Entries provided:
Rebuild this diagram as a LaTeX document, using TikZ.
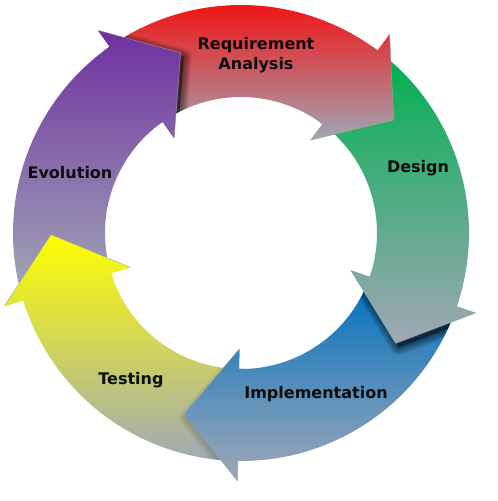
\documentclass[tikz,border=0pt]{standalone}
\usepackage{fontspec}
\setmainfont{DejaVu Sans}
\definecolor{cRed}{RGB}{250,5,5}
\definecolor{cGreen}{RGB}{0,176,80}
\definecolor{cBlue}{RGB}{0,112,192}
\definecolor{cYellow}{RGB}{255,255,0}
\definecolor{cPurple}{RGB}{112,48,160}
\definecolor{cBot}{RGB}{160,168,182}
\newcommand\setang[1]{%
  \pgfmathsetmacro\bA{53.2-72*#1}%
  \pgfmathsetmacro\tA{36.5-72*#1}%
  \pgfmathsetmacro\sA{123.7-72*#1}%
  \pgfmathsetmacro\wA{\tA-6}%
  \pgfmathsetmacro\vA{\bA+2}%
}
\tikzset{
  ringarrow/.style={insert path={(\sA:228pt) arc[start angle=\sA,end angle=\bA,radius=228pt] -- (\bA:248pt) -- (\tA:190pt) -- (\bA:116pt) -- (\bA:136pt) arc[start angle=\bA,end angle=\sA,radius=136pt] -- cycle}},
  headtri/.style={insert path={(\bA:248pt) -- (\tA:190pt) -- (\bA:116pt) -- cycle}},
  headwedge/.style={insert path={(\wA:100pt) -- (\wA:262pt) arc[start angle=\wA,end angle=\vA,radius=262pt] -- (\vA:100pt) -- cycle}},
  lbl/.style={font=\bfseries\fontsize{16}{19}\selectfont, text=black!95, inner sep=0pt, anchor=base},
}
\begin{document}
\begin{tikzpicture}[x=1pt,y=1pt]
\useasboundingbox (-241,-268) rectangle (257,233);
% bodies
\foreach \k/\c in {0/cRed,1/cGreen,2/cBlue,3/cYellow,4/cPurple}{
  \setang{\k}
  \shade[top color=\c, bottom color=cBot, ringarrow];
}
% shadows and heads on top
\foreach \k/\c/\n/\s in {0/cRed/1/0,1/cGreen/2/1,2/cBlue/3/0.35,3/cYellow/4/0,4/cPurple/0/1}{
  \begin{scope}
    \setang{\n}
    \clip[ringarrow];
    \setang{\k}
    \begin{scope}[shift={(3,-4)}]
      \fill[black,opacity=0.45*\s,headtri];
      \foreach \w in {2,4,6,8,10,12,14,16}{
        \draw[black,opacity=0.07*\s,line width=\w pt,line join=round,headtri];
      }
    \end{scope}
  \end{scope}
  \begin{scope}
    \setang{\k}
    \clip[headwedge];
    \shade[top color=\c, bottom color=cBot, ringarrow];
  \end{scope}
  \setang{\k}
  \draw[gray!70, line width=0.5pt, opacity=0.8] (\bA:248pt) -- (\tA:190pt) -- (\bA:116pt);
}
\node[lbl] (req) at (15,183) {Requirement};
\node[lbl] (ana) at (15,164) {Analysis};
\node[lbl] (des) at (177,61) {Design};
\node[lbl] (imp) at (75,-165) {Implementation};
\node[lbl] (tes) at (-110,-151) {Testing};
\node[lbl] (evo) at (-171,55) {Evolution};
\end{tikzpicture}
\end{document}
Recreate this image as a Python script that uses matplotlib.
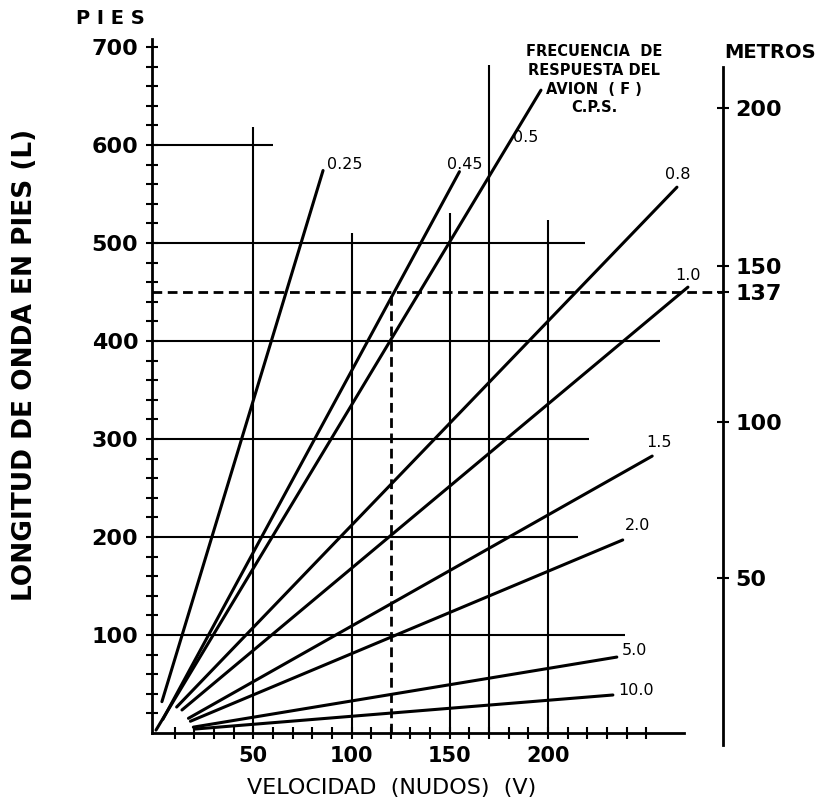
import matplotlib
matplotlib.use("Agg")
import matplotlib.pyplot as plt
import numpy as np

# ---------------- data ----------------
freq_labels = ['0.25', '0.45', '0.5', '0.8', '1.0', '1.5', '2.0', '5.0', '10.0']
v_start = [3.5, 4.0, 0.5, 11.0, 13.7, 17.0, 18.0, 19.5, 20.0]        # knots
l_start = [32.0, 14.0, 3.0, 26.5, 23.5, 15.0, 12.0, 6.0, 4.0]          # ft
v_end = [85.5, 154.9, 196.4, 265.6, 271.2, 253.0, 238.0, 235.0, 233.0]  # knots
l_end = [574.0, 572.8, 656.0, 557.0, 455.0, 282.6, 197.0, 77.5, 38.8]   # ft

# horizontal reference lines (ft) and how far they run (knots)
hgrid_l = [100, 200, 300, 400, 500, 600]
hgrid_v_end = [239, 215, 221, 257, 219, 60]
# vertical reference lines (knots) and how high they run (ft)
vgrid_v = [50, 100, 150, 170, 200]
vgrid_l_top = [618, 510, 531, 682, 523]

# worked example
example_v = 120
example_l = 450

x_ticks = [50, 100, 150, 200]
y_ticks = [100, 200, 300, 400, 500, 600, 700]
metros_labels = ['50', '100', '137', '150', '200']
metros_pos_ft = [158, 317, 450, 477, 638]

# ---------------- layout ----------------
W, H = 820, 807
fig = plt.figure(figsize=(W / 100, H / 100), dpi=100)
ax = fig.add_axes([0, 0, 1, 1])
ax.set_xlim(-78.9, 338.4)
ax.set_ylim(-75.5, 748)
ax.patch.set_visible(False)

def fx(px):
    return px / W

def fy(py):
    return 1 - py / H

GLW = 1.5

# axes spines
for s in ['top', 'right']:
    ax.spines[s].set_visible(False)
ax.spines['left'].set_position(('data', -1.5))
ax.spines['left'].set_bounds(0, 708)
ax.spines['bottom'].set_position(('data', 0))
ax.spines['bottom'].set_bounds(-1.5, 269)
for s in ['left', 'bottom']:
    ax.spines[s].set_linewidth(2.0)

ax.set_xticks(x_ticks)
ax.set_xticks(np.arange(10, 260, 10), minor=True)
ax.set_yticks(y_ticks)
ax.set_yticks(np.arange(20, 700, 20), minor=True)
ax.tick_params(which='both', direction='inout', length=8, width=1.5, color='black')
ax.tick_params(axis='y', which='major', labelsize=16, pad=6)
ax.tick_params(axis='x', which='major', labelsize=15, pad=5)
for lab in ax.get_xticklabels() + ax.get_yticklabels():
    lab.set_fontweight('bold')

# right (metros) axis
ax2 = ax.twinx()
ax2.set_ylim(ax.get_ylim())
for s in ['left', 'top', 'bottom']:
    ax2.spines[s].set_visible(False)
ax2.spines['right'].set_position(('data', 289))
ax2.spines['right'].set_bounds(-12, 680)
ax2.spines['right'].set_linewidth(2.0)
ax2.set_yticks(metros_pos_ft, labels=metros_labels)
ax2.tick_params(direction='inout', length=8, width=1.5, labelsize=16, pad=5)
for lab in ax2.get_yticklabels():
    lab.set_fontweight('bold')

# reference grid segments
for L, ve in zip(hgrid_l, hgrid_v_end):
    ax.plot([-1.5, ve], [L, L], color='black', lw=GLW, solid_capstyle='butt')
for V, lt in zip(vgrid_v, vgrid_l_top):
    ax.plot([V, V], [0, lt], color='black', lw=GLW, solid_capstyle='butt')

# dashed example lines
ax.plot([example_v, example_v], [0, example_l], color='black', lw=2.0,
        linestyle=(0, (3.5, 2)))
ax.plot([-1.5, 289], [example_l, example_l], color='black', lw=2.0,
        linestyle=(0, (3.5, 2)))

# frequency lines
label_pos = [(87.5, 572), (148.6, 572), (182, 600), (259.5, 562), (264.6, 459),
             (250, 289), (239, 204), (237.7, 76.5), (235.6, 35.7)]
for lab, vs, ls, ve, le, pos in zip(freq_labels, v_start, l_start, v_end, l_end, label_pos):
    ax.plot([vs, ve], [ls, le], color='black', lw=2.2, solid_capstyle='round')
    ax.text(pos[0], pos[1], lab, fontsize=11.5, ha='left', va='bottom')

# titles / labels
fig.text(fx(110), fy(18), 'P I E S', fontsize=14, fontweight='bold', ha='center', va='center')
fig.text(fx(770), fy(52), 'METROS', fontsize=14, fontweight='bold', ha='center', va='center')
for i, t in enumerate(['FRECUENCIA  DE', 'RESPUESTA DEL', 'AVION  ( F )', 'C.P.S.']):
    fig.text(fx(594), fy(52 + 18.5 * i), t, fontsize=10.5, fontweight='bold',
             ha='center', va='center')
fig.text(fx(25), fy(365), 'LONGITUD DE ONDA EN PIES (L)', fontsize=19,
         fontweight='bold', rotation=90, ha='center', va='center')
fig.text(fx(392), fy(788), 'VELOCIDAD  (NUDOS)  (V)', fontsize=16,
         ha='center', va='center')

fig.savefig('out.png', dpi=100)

Exercise requirements: Look above and copy only the lines from the one holding "Recreate this image" to the one holding "197.0, 77.5, 38.8]", both included, exactly, minus the pictures.

Result of this task:
Recreate this image as a Python script that uses matplotlib.
import matplotlib
matplotlib.use("Agg")
import matplotlib.pyplot as plt
import numpy as np

# ---------------- data ----------------
freq_labels = ['0.25', '0.45', '0.5', '0.8', '1.0', '1.5', '2.0', '5.0', '10.0']
v_start = [3.5, 4.0, 0.5, 11.0, 13.7, 17.0, 18.0, 19.5, 20.0]        # knots
l_start = [32.0, 14.0, 3.0, 26.5, 23.5, 15.0, 12.0, 6.0, 4.0]          # ft
v_end = [85.5, 154.9, 196.4, 265.6, 271.2, 253.0, 238.0, 235.0, 233.0]  # knots
l_end = [574.0, 572.8, 656.0, 557.0, 455.0, 282.6, 197.0, 77.5, 38.8]   # ft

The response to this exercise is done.